Proxy filing
Logotype for Fermi Inc

Fermi (FRMI) Proxy filing summary

Event summary combining transcript, slides, and related documents.

Logotype for Fermi Inc

Proxy filing summary

3 Jun, 2026

Executive summary

  • Management is soliciting revocations of agent designations to oppose a special meeting sought by the Neugebauer Group, which aims to expand the board and install its nominees, including former CEO Toby R. Neugebauer.

  • Neugebauer was removed as CEO and terminated for cause due to conduct violations, including lack of transparency, policy breaches, and disruptive behavior, which the board determined harmed the company’s interests.

  • The Independent Committee unanimously opposes the Neugebauer Group’s proposals, citing risks of board control by a minority shareholder and potential for a premature sale at undervalued prices.
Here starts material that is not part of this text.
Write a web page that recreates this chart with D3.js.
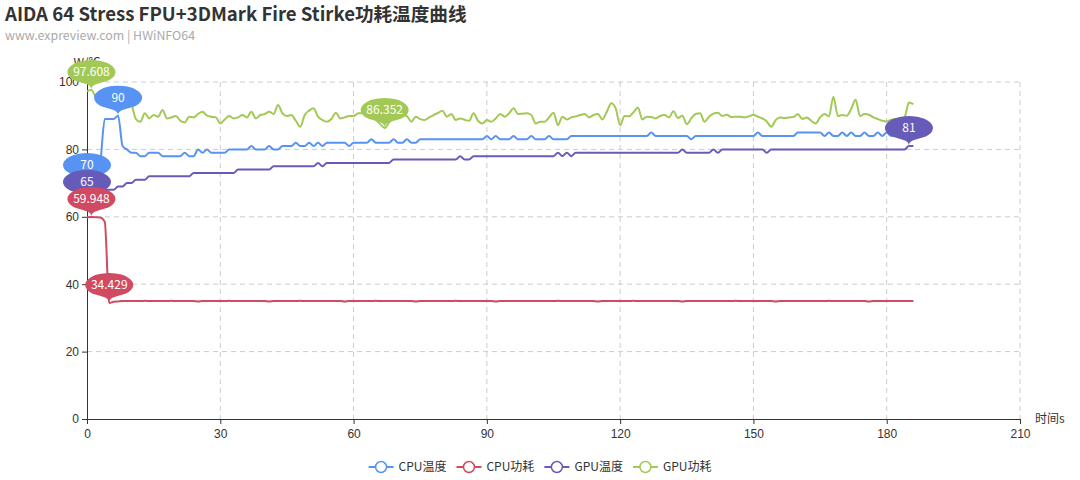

  • Fermi 2.0, the company’s new strategic plan, has received positive feedback from investors and partners, with a notable stock price increase following leadership changes and strategic announcements.

  • Shareholders are urged to sign and return the WHITE Revocation Card to prevent the special meeting and support current board initiatives.
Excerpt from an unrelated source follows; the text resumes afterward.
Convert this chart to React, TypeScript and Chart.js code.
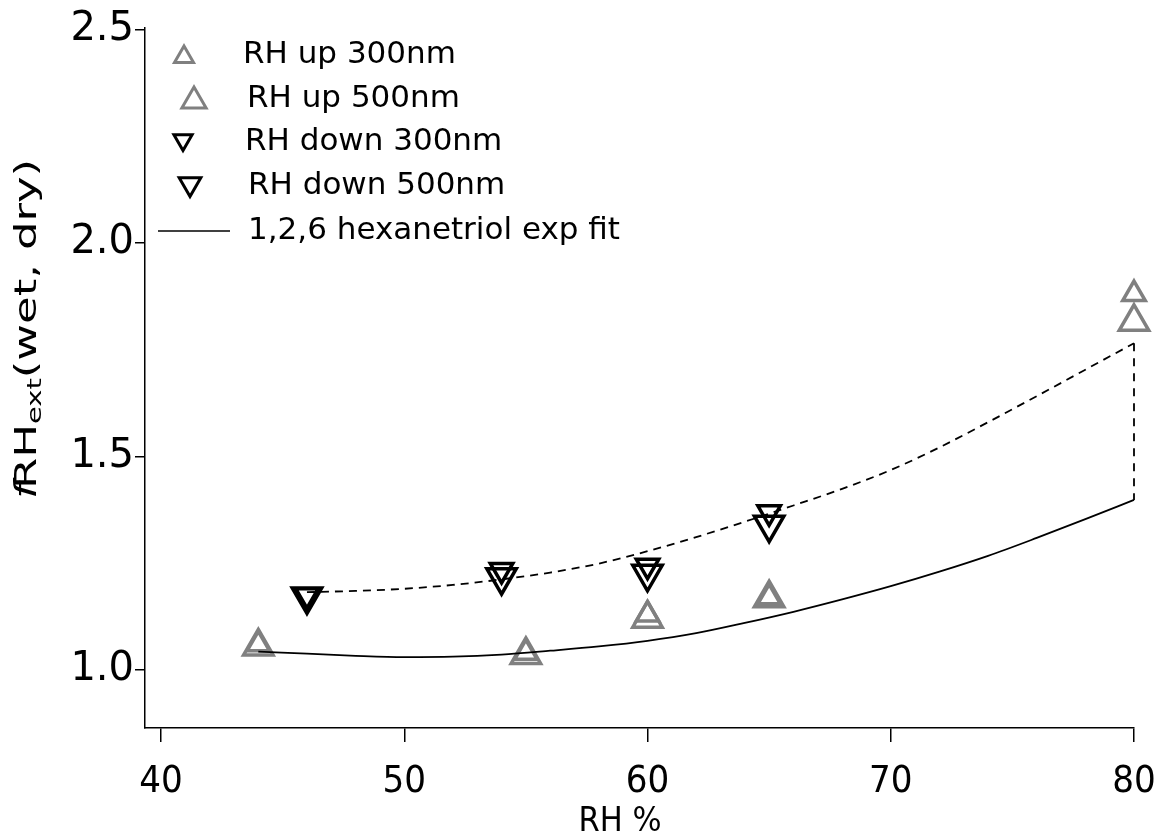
import React, { useEffect, useRef } from 'react';
import { Chart, registerables } from 'chart.js';
import { drawPoint } from 'chart.js/helpers';

Chart.register(...registerables);

// ---- data ----
const upX = [44, 55, 60, 65, 80];
const up300 = [1.06, 1.04, 1.13, 1.17, 1.88];
const up500 = [1.055, 1.035, 1.12, 1.168, 1.815];

const downX = [46, 54, 60, 65];
const down300 = [1.175, 1.234, 1.244, 1.369];
const down500 = [1.172, 1.217, 1.225, 1.34];

const fitX = [44, 46, 48, 50, 52, 54, 56, 58, 60, 62, 64, 66, 68, 70, 72, 74, 76, 78, 80];
const fitY = [1.043, 1.038, 1.033, 1.03, 1.031, 1.036, 1.045, 1.055, 1.068, 1.086, 1.11, 1.136, 1.165, 1.196, 1.23, 1.267, 1.309, 1.353, 1.398];

const shiftX = [46, 48, 50, 52, 54, 56, 58, 60, 62, 64, 66, 68, 70, 72, 74, 76, 78, 80];
const shiftY = [1.182, 1.185, 1.19, 1.199, 1.212, 1.228, 1.249, 1.278, 1.311, 1.347, 1.385, 1.424, 1.468, 1.521, 1.58, 1.641, 1.703, 1.765];

const dropX = [80, 80];
const dropY = [1.765, 1.398];

const xTicks = [40, 50, 60, 70, 80];
const yTicks = [1.0, 1.5, 2.0, 2.5];

const legendLabels = ['RH up 300nm', 'RH up 500nm', 'RH down 300nm', 'RH down 500nm', '1,2,6 hexanetriol exp fit'];
const xTitle = 'RH %';

const GRAY = 'rgb(128,128,128)';
const BLACK = '#000';
const SANS = '"DejaVu Sans", Verdana, sans-serif';
const COND = '"DejaVu Sans Condensed", "Liberation Sans Narrow", "DejaVu Sans", sans-serif';

const pts = (xs: number[], ys: number[]) => xs.map((x, i) => ({ x, y: ys[i] }));

const legendPlugin = {
  id: 'customLegend',
  afterDraw(chart: any) {
    const ctx = chart.ctx;
    ctx.save();
    const rows = [
      { y: 55, mx: 184, tx: 243, rot: 0, r: 11, color: GRAY, line: false },
      { y: 99, mx: 194, tx: 247, rot: 0, r: 14, color: GRAY, line: false },
      { y: 142, mx: 183, tx: 245, rot: 180, r: 10.5, color: BLACK, line: false },
      { y: 186, mx: 190, tx: 248, rot: 180, r: 12.5, color: BLACK, line: false },
      { y: 231, mx: 0, tx: 248, rot: 0, r: 0, color: BLACK, line: true },
    ];
    rows.forEach((row, i) => {
      if (row.line) {
        ctx.strokeStyle = BLACK;
        ctx.lineWidth = 1.5;
        ctx.setLineDash([]);
        ctx.beginPath();
        ctx.moveTo(158, row.y);
        ctx.lineTo(230, row.y);
        ctx.stroke();
      } else {
        ctx.strokeStyle = row.color;
        ctx.fillStyle = 'rgba(0,0,0,0)';
        ctx.lineWidth = 3;
        drawPoint(ctx, { pointStyle: 'triangle', rotation: row.rot, radius: row.r, borderWidth: 3 } as any, row.mx, row.y + (row.rot ? -2 : 2));
      }
      ctx.fillStyle = BLACK;
      ctx.font = `31px ${SANS}`;
      ctx.textBaseline = 'middle';
      ctx.textAlign = 'left';
      ctx.fillText(legendLabels[i], row.tx, row.y);
    });
    ctx.restore();
  },
};

const titlesPlugin = {
  id: 'axisTitles',
  afterDraw(chart: any) {
    const ctx = chart.ctx;
    // y axis title, with italic f and subscript "ext"
    ctx.save();
    ctx.translate(28, 329);
    ctx.rotate(-Math.PI / 2);
    ctx.scale(1.45, 1);
    ctx.fillStyle = BLACK;
    ctx.textBaseline = 'middle';
    ctx.textAlign = 'left';
    const big = `31px ${SANS}`;
    const ital = `italic 31px ${SANS}`;
    const small = `20px ${SANS}`;
    ctx.font = ital;
    const wf = ctx.measureText('f').width - 4;
    ctx.font = big;
    const wRH = ctx.measureText('RH').width;
    const wRest = ctx.measureText('(wet, dry)').width;
    ctx.font = small;
    const wExt = ctx.measureText('ext').width;
    const total = wf + wRH + wExt + wRest;
    let x = -total / 2;
    ctx.font = ital;
    ctx.fillText('f', x, 0);
    x += wf;
    ctx.font = big;
    ctx.fillText('RH', x, 0);
    x += wRH;
    ctx.font = small;
    ctx.fillText('ext', x, 8);
    x += wExt;
    ctx.font = big;
    ctx.fillText('(wet, dry)', x, 0);
    ctx.restore();

    // x axis title
    ctx.save();
    ctx.fillStyle = BLACK;
    ctx.font = `34px ${COND}`;
    ctx.textAlign = 'center';
    ctx.textBaseline = 'middle';
    ctx.fillText(xTitle, 620, 822);
    ctx.restore();
  },
};

export default function App() {
  const ref = useRef<HTMLCanvasElement | null>(null);

  useEffect(() => {
    document.body.style.margin = '0';
    const canvas = ref.current;
    if (!canvas) return;
    const lineCommon = { showLine: true, borderColor: BLACK, borderWidth: 1.8, pointRadius: 0, clip: false };
    const markerCommon = { pointStyle: 'triangle', pointBorderWidth: 3.5, pointBackgroundColor: 'rgba(0,0,0,0)', clip: false };
    const chart = new Chart(canvas, {
      type: 'scatter',
      data: {
        datasets: [
          { label: 'fit', data: pts(fitX, fitY), ...lineCommon, cubicInterpolationMode: 'monotone' },
          { label: 'shifted fit', data: pts(shiftX, shiftY), ...lineCommon, borderDash: [8, 6], cubicInterpolationMode: 'monotone' },
          { label: 'drop', data: pts(dropX, dropY), ...lineCommon, borderDash: [8, 7] },
          { label: legendLabels[0], data: pts(upX, up300), ...markerCommon, pointRadius: 13, pointBorderColor: GRAY },
          { label: legendLabels[1], data: pts(upX, up500), ...markerCommon, pointRadius: 17, pointBorderColor: GRAY },
          { label: legendLabels[2], data: pts(downX, down300), ...markerCommon, pointRotation: 180, pointRadius: 13, pointBorderColor: BLACK },
          { label: legendLabels[3], data: pts(downX, down500), ...markerCommon, pointRotation: 180, pointRadius: 17, pointBorderColor: BLACK },
        ],
      },
      options: {
        responsive: false,
        animation: false,
        devicePixelRatio: 1,
        layout: { padding: { top: 28, right: 24, left: 0, bottom: 0 } },
        plugins: { legend: { display: false }, tooltip: { enabled: false } },
        scales: {
          x: {
            type: 'linear',
            min: 39.342,
            max: 80,
            afterBuildTicks: (s: any) => { s.ticks = xTicks.map((v) => ({ value: v })); },
            afterFit: (s: any) => { s.height = 107; s.paddingLeft = 0; s.paddingRight = 0; },
            grid: { drawOnChartArea: false, drawTicks: true, tickLength: 14, color: BLACK, lineWidth: 1.5 },
            border: { display: true, color: BLACK, width: 1.5 },
            ticks: { color: BLACK, font: { family: COND, size: 38 }, padding: 17, maxRotation: 0, callback: (v: any) => String(v) },
          },
          y: {
            type: 'linear',
            min: 0.864,
            max: 2.503,
            afterBuildTicks: (s: any) => { s.ticks = yTicks.map((v) => ({ value: v })); },
            afterFit: (s: any) => { s.width = 145; s.paddingTop = 0; s.paddingBottom = 0; },
            grid: { drawOnChartArea: false, drawTicks: true, tickLength: 10, color: BLACK, lineWidth: 1.5 },
            border: { display: true, color: BLACK, width: 1.5 },
            ticks: { color: BLACK, font: { family: SANS, size: 40 }, padding: 1, callback: (v: any) => Number(v).toFixed(1) },
          },
        },
      },
      plugins: [legendPlugin, titlesPlugin],
    } as any);
    return () => chart.destroy();
  }, []);

  return (
    <div style={{ width: 1158, height: 835, background: '#fff' }}>
      <canvas ref={ref} width={1158} height={835} style={{ display: 'block' }} />
    </div>
  );
}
Voting matters and shareholder proposals

  • The Neugebauer Group seeks to repeal recent bylaw amendments, expand the board by seven seats, and elect its nominees, including Neugebauer.

  • Proposals include removing three current directors for cause and replacing them with Neugebauer’s nominees.
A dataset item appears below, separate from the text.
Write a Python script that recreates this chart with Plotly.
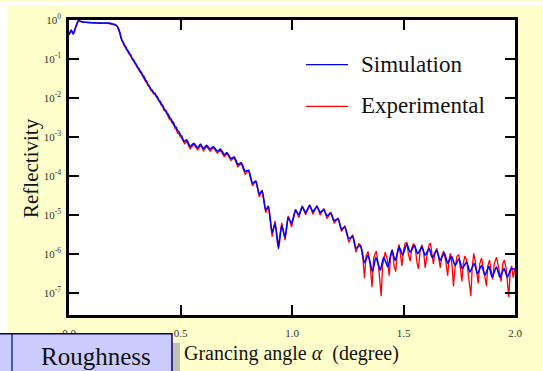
import numpy as np
import plotly.graph_objects as go

# Grazing angle (degree) and log10 reflectivity for the simulated curve
sim_angle = [
    0.000, 0.010, 0.019, 0.031, 0.042, 0.050, 0.060, 0.080, 0.100, 0.120,
    0.140, 0.160, 0.180, 0.196, 0.208, 0.216, 0.222, 0.228, 0.233, 0.238,
    0.244, 0.249, 0.254, 0.259, 0.265, 0.271, 0.277, 0.283, 0.289, 0.295,
    0.301, 0.307, 0.313, 0.319, 0.325, 0.331, 0.337, 0.343, 0.349, 0.355,
    0.361, 0.367, 0.373, 0.379, 0.385, 0.391, 0.397, 0.403, 0.409, 0.415,
    0.421, 0.427, 0.433, 0.439, 0.445, 0.451, 0.457, 0.463, 0.469, 0.475,
    0.481, 0.487, 0.493, 0.499, 0.505, 0.512, 0.518, 0.528, 0.543, 0.560,
    0.577, 0.590, 0.603, 0.617, 0.633, 0.647, 0.665, 0.680, 0.696, 0.709,
    0.726, 0.741, 0.757, 0.772, 0.790, 0.805, 0.823, 0.838, 0.853, 0.866,
    0.882, 0.894, 0.911, 0.924, 0.939, 0.954, 0.969, 0.983, 0.998, 1.016,
    1.031, 1.046, 1.061, 1.079, 1.094, 1.112, 1.126, 1.143, 1.157, 1.174,
    1.189, 1.207, 1.222, 1.237, 1.255, 1.272, 1.287, 1.307, 1.325, 1.341,
    1.361, 1.376, 1.396, 1.411, 1.430, 1.448, 1.463, 1.481, 1.496, 1.515,
    1.530, 1.549, 1.564, 1.582, 1.597, 1.615, 1.629, 1.649, 1.664, 1.683,
    1.698, 1.716, 1.731, 1.749, 1.763, 1.783, 1.798, 1.817, 1.832, 1.850,
    1.865, 1.883, 1.897, 1.917, 1.932, 1.951, 1.966, 1.983, 2.000,
]
sim_log_refl = [
    -0.38, -0.26, -0.36, -0.16, -0.02, -0.03, -0.05, -0.06, -0.07, -0.075,
    -0.08, -0.075, -0.08, -0.10, -0.12, -0.16, -0.22, -0.32, -0.44, -0.53,
    -0.58, -0.65, -0.68, -0.75, -0.79, -0.86, -0.90, -0.98, -1.02, -1.09,
    -1.13, -1.21, -1.24, -1.31, -1.35, -1.42, -1.46, -1.54, -1.58, -1.66,
    -1.70, -1.77, -1.80, -1.86, -1.88, -1.94, -1.98, -2.06, -2.09, -2.16,
    -2.20, -2.28, -2.31, -2.38, -2.42, -2.50, -2.53, -2.60, -2.64, -2.73,
    -2.75, -2.84, -2.86, -2.94, -2.97, -3.07, -3.11, -3.07, -3.24, -3.16,
    -3.28, -3.18, -3.30, -3.21, -3.31, -3.24, -3.36, -3.31, -3.45, -3.40,
    -3.55, -3.51, -3.70, -3.66, -3.88, -3.85, -4.18, -4.13, -4.46, -4.38,
    -4.86, -4.78, -5.45, -5.22, -5.86, -5.27, -5.57, -5.06, -5.21, -4.87,
    -4.99, -4.79, -4.93, -4.76, -4.91, -4.78, -4.93, -4.86, -5.02, -4.95,
    -5.14, -5.10, -5.36, -5.31, -5.60, -5.55, -5.85, -5.77, -6.22, -6.03,
    -6.45, -6.08, -6.41, -6.08, -6.33, -5.91, -6.16, -5.82, -6.03, -5.74,
    -5.95, -5.78, -5.99, -5.82, -6.03, -5.86, -6.09, -5.91, -6.16, -5.97,
    -6.23, -6.06, -6.29, -6.12, -6.37, -6.20, -6.46, -6.24, -6.50, -6.29,
    -6.54, -6.31, -6.59, -6.33, -6.59, -6.37, -6.59, -6.37, -6.40,
]

# Measured curve
exp_angle = [
    0.000, 0.010, 0.019, 0.031, 0.042, 0.050, 0.060, 0.080, 0.100, 0.120,
    0.140, 0.160, 0.180, 0.196, 0.208, 0.216, 0.222, 0.228, 0.233, 0.238,
    0.244, 0.249, 0.254, 0.259, 0.265, 0.271, 0.277, 0.283, 0.289, 0.295,
    0.301, 0.307, 0.313, 0.319, 0.325, 0.331, 0.337, 0.343, 0.349, 0.355,
    0.361, 0.367, 0.373, 0.379, 0.385, 0.391, 0.397, 0.403, 0.409, 0.415,
    0.421, 0.427, 0.433, 0.439, 0.445, 0.451, 0.457, 0.463, 0.469, 0.475,
    0.481, 0.487, 0.493, 0.499, 0.505, 0.512, 0.518, 0.528, 0.543, 0.560,
    0.577, 0.590, 0.603, 0.617, 0.633, 0.647, 0.665, 0.680, 0.696, 0.709,
    0.726, 0.741, 0.757, 0.772, 0.790, 0.805, 0.823, 0.838, 0.853, 0.866,
    0.882, 0.894, 0.911, 0.924, 0.939, 0.954, 0.969, 0.983, 0.998, 1.016,
    1.031, 1.046, 1.061, 1.079, 1.094, 1.112, 1.126, 1.143, 1.157, 1.174,
    1.189, 1.207, 1.222, 1.237, 1.255, 1.272, 1.287, 1.300, 1.310, 1.318,
    1.325, 1.332, 1.341, 1.350, 1.359, 1.366, 1.378, 1.388, 1.395, 1.400,
    1.406, 1.418, 1.428, 1.436, 1.442, 1.450, 1.458, 1.465, 1.472, 1.480,
    1.487, 1.493, 1.500, 1.508, 1.515, 1.522, 1.530, 1.537, 1.545, 1.552,
    1.560, 1.567, 1.574, 1.582, 1.590, 1.597, 1.605, 1.615, 1.621, 1.628,
    1.634, 1.641, 1.650, 1.658, 1.665, 1.672, 1.680, 1.690, 1.698, 1.704,
    1.710, 1.718, 1.724, 1.731, 1.740, 1.748, 1.755, 1.762, 1.768, 1.775,
    1.783, 1.790, 1.797, 1.802, 1.808, 1.815, 1.822, 1.830, 1.835, 1.842,
    1.850, 1.858, 1.866, 1.872, 1.878, 1.886, 1.892, 1.900, 1.907, 1.917,
    1.925, 1.932, 1.938, 1.945, 1.952, 1.960, 1.966, 1.972, 1.978, 1.985,
    1.992, 2.000,
]
exp_log_refl = [
    -0.38, -0.27, -0.36, -0.17, -0.02, -0.03, -0.05, -0.06, -0.07, -0.08,
    -0.085, -0.085, -0.09, -0.11, -0.13, -0.17, -0.24, -0.34, -0.46, -0.55,
    -0.61, -0.67, -0.71, -0.77, -0.82, -0.88, -0.93, -1.00, -1.05, -1.11,
    -1.16, -1.23, -1.27, -1.34, -1.38, -1.45, -1.49, -1.57, -1.61, -1.69,
    -1.72, -1.80, -1.83, -1.89, -1.91, -1.97, -2.01, -2.09, -2.12, -2.19,
    -2.23, -2.32, -2.34, -2.42, -2.46, -2.55, -2.57, -2.65, -2.68, -2.78,
    -2.80, -2.90, -2.91, -3.00, -3.02, -3.13, -3.17, -3.11, -3.30, -3.19,
    -3.33, -3.21, -3.35, -3.24, -3.36, -3.27, -3.41, -3.34, -3.50, -3.42,
    -3.60, -3.53, -3.76, -3.67, -3.95, -3.85, -4.25, -4.12, -4.53, -4.36,
    -4.94, -4.76, -5.55, -5.15, -5.78, -5.20, -5.64, -5.02, -5.30, -4.85,
    -5.06, -4.76, -4.99, -4.73, -4.98, -4.75, -5.00, -4.83, -5.09, -4.92,
    -5.21, -5.07, -5.42, -5.27, -5.70, -5.50, -5.95, -5.72, -5.85, -6.10,
    -6.62, -6.05, -5.93, -6.25, -6.85, -6.10, -5.92, -6.30, -6.75, -7.08,
    -6.30, -5.95, -6.15, -6.55, -6.05, -5.88, -6.30, -6.45, -5.95, -5.75,
    -6.05, -6.30, -5.90, -5.72, -5.70, -6.00, -6.18, -5.85, -5.73, -5.80,
    -6.20, -6.38, -5.95, -5.76, -5.92, -6.35, -6.05, -5.75, -5.72, -6.10,
    -6.25, -5.95, -5.85, -6.10, -6.35, -6.05, -5.92, -6.20, -6.55, -6.15,
    -5.98, -6.30, -6.82, -6.35, -6.05, -6.02, -6.40, -6.70, -6.25, -6.05,
    -6.15, -6.50, -6.75, -7.08, -6.35, -5.98, -6.20, -6.55, -6.75, -6.25,
    -6.10, -6.35, -6.60, -6.82, -6.30, -6.15, -6.40, -6.65, -6.25, -6.08,
    -6.30, -6.55, -6.70, -6.25, -6.15, -6.35, -6.75, -7.10, -6.50, -6.30,
    -6.60, -6.35,
]

x_tick_vals = [0.0, 0.5, 1.0, 1.5, 2.0]
x_tick_text = ["0.0", "0.5", "1.0", "1.5", "2.0"]
y_exponents = [0, -1, -2, -3, -4, -5, -6, -7]

SERIF = "Liberation Serif, Times New Roman, serif"
YELLOW = "#FFFFCC"

# Plot-area geometry in pixels (used to place page decorations)
W, H = 543, 371
ML, MR, MT, MB = 69, 28, 18, 56
PW, PH = W - ML - MR, H - MT - MB


def px(xp):
    return (xp - ML) / PW


def py(yp):
    return (H - MB - yp) / PH


fig = go.Figure()
fig.add_trace(go.Scatter(
    x=exp_angle, y=10.0 ** np.array(exp_log_refl), mode="lines",
    name="Experimental", line=dict(color="#FF0000", width=1.3),
    showlegend=False,
))
fig.add_trace(go.Scatter(
    x=sim_angle, y=10.0 ** np.array(sim_log_refl), mode="lines",
    name="Simulation", line=dict(color="#0000FF", width=1.6, shape="spline", smoothing=0.6),
    showlegend=False,
))

shapes = [
    # white page edges
    dict(type="rect", xref="paper", yref="paper", x0=px(0), x1=px(W), y0=py(3), y1=py(0),
         fillcolor="white", line_width=0, layer="below"),
    dict(type="rect", xref="paper", yref="paper", x0=px(0), x1=px(8), y0=py(H), y1=py(0),
         fillcolor="white", line_width=0, layer="below"),
    # "Roughness" button with its shadow
    dict(type="rect", xref="paper", yref="paper", x0=px(172), x1=px(180), y0=py(H + 2), y1=py(343),
         fillcolor="#C2C2B4", line_width=0),
    dict(type="rect", xref="paper", yref="paper", x0=px(-2), x1=px(172), y0=py(H + 2), y1=py(334),
         fillcolor="#CCCCFF", line=dict(color="#000080", width=1.5)),
    dict(type="line", xref="paper", yref="paper", x0=px(12), x1=px(12), y0=py(H + 2), y1=py(334),
         line=dict(color="#000080", width=1.2)),
    # legend samples
    dict(type="line", xref="paper", yref="paper", x0=px(306), x1=px(348), y0=py(63), y1=py(63),
         line=dict(color="#0000FF", width=1.3)),
    dict(type="line", xref="paper", yref="paper", x0=px(306), x1=px(348), y0=py(105), y1=py(105),
         line=dict(color="#FF0000", width=1.3)),
]

annotations = [
    dict(xref="paper", yref="paper", x=px(359), y=py(63), xanchor="left", yanchor="middle",
         text="Simulation", showarrow=False, font=dict(family=SERIF, size=23, color="#111")),
    dict(xref="paper", yref="paper", x=px(359), y=py(104), xanchor="left", yanchor="middle",
         text="Experimental", showarrow=False, font=dict(family=SERIF, size=23, color="#111")),
    dict(xref="paper", yref="paper", x=px(31), y=py(167), xanchor="center", yanchor="middle",
         text="Reflectivity", textangle=-90, showarrow=False,
         font=dict(family=SERIF, size=21, color="#111")),
    dict(xref="paper", yref="paper", x=px(182), y=py(354), xanchor="left", yanchor="middle",
         text="Grancing angle <i>α</i>  (degree)", showarrow=False,
         font=dict(family=SERIF, size=20, color="#111")),
    dict(xref="paper", yref="paper", x=px(96), y=py(357), xanchor="center", yanchor="middle",
         text="Roughness", showarrow=False, font=dict(family=SERIF, size=25, color="#111")),
]

fig.update_layout(
    width=W, height=H,
    margin=dict(l=ML, r=MR, t=MT, b=MB, pad=0),
    paper_bgcolor=YELLOW, plot_bgcolor="white",
    shapes=shapes, annotations=annotations,
    xaxis=dict(
        range=[0, 2], tickvals=x_tick_vals, ticktext=x_tick_text,
        ticks="inside", ticklen=10, tickwidth=2, tickcolor="black",
        showline=True, linewidth=2.5, linecolor="black", mirror="ticks",
        showgrid=False, zeroline=False,
        tickfont=dict(family=SERIF, size=11, color="#333"),
        ticklabelstandoff=6,
    ),
    yaxis=dict(
        type="log", range=[-7.56, 0],
        tickvals=[10.0 ** e for e in y_exponents],
        ticktext=["10<sup>%d</sup>" % e for e in y_exponents],
        ticks="inside", ticklen=10, tickwidth=2, tickcolor="black",
        showline=True, linewidth=2.5, linecolor="black", mirror="ticks",
        showgrid=False, zeroline=False,
        tickfont=dict(family=SERIF, size=11, color="#333"),
        ticklabelstandoff=3,
    ),
)

fig.write_html("out.html")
  • The board’s bylaw amendments require a 70% supermajority for changes to board size, aiming to protect non-Neugebauer shareholders.

  • The Independent Committee recommends shareholders reject all Neugebauer proposals and not sign any green Agent Designation cards.

Board of directors and corporate governance

  • The board consists of experienced leaders from diverse industries, with recent changes following Neugebauer’s removal.

  • Director nomination rights exist for certain investor groups, but are subject to ownership thresholds and expire five years post-IPO.

  • The board has authority to cancel or reschedule special meetings if deemed in shareholders’ best interests.